Remembering this principal is helpful for understanding passages such as Jeremiah 50:1–20. These verses record Jeremiah’s prophecy that Babylon would be conquered by an enemy “from the north country” for plundering Judah, and in the aftermath, Israel and Judah would be restored to Canaan (vv. 9, 17–20). This seems strange at first because the prophet elsewhere refers to Babylon as the servant of God commissioned to execute divine vengeance on Jerusalem (25:8–9). Yet this is no contradiction given what we have said about the Lord working through the desires of men. Nebuchadnezzar and his empire wanted to conquer Jerusalem but not for the right reasons. They captured Jerusalem to advance Babylon’s glory and demonstrate its power over its client state (2 Kings 24:18–25:21; Hab. 1:15–17). Nebuchadnezzar and his armies had no desire to be the agents of God’s justice against Judah, but the Lord gave Babylon what it wanted anyway, namely, Jerusalem. Yet as Babylon’s intent was not holy, the empire was the servant of the Creator purely in a formal sense and not because it loved and wanted to show its loyalty to God. Even though God rightly used Babylon to punish Judah for its sin, He could also rightly pronounce judgment on His instrument of justice because Babylon’s heart was set on evil as it acted against Judah.

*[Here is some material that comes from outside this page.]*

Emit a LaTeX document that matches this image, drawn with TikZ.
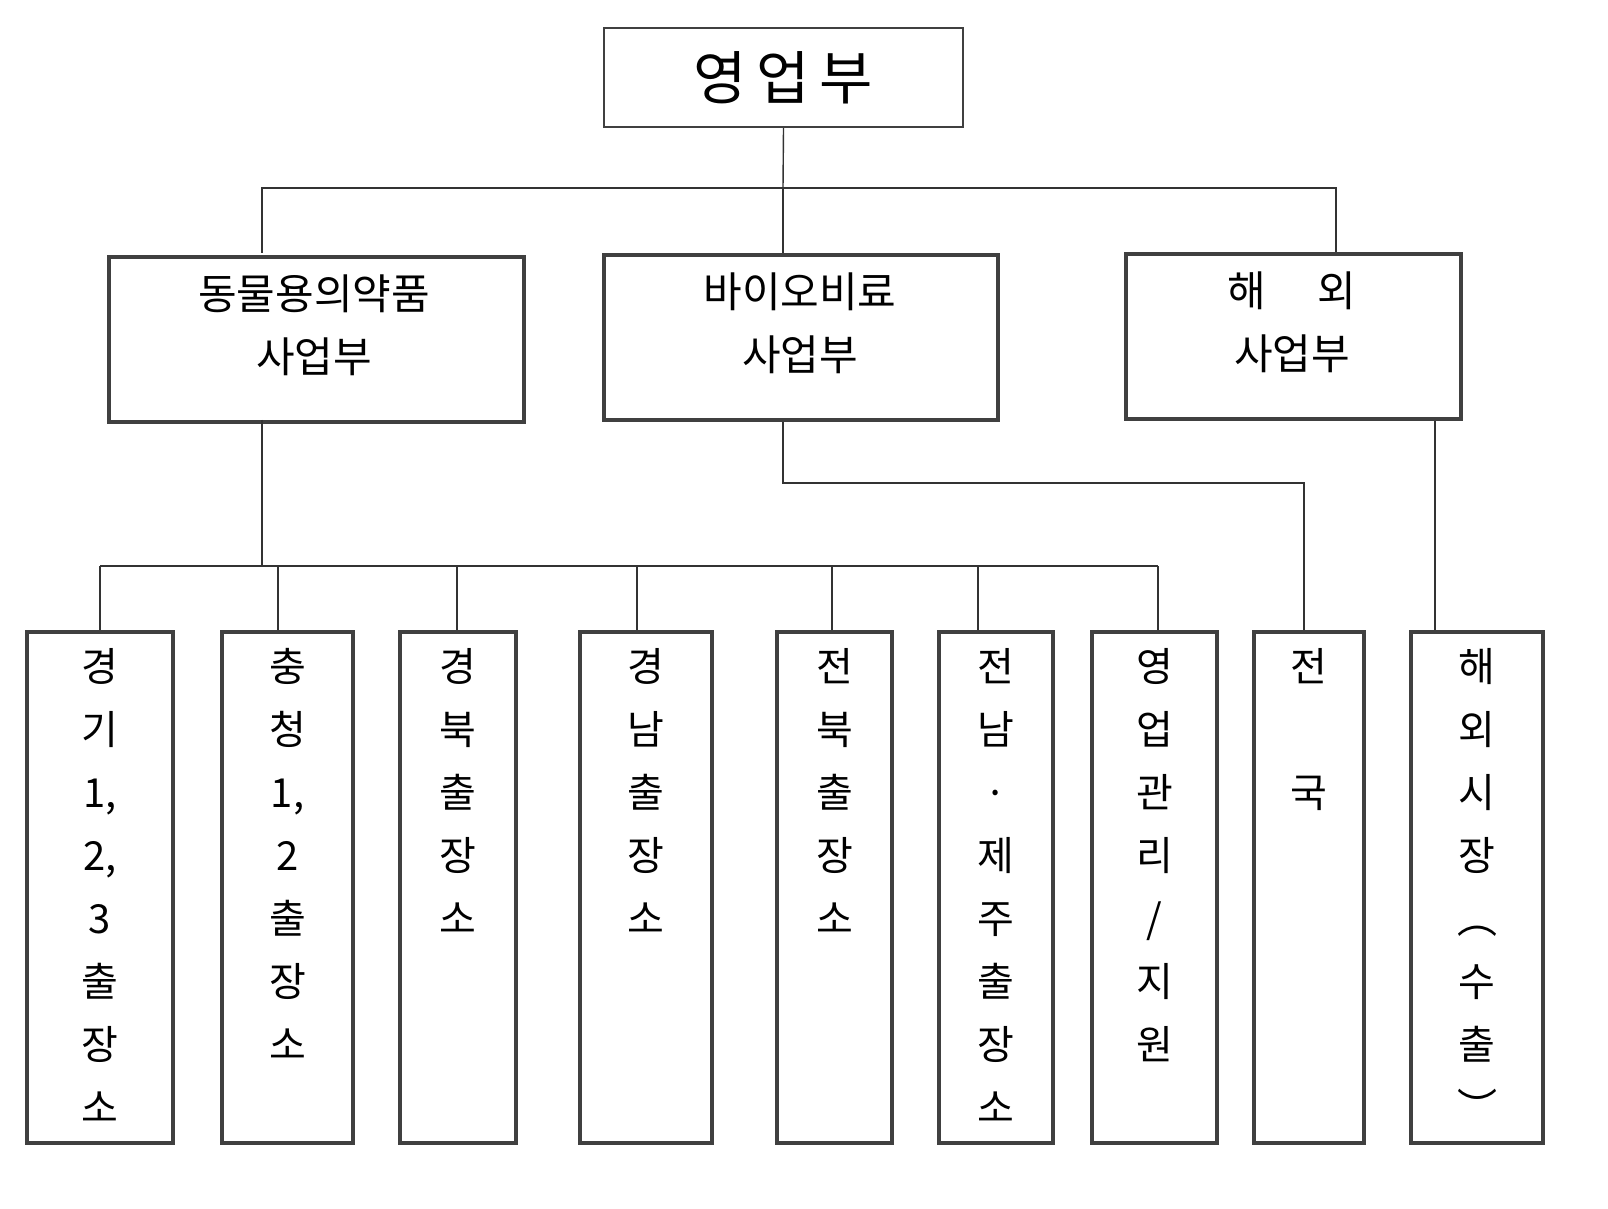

The great nation from the north raised up against Babylon was the Persian Empire under the command of Cyrus, who defeated Babylon in 539 B.C. and sent the captive Jews home (2 Chron. 36:22–23). Although the home of this great power was actually east of Babylon, it used a northern approach when it came against the Babylonians. The Jews who read this prophecy found further hope that the prediction of the new covenant in Jeremiah 31 would come to pass (Jer. 50:4–5), and they were prepared in advance to flee Babylon and escape the carnage when they saw the Persians approaching. God thereby preserved His people.
Much of Jeremiah is concerned with God’s use of Babylon to judge His people. In that judgment, we can see evidence of an occasion when the wicked prospered. Yet we also see that the prosperity was not evidence that the Lord was pleased with Babylon. This is an important principle for us to remember when we see others succeeding even though they are wicked. Their success, however real it may appear, is only temporary—just as Babylon’s was.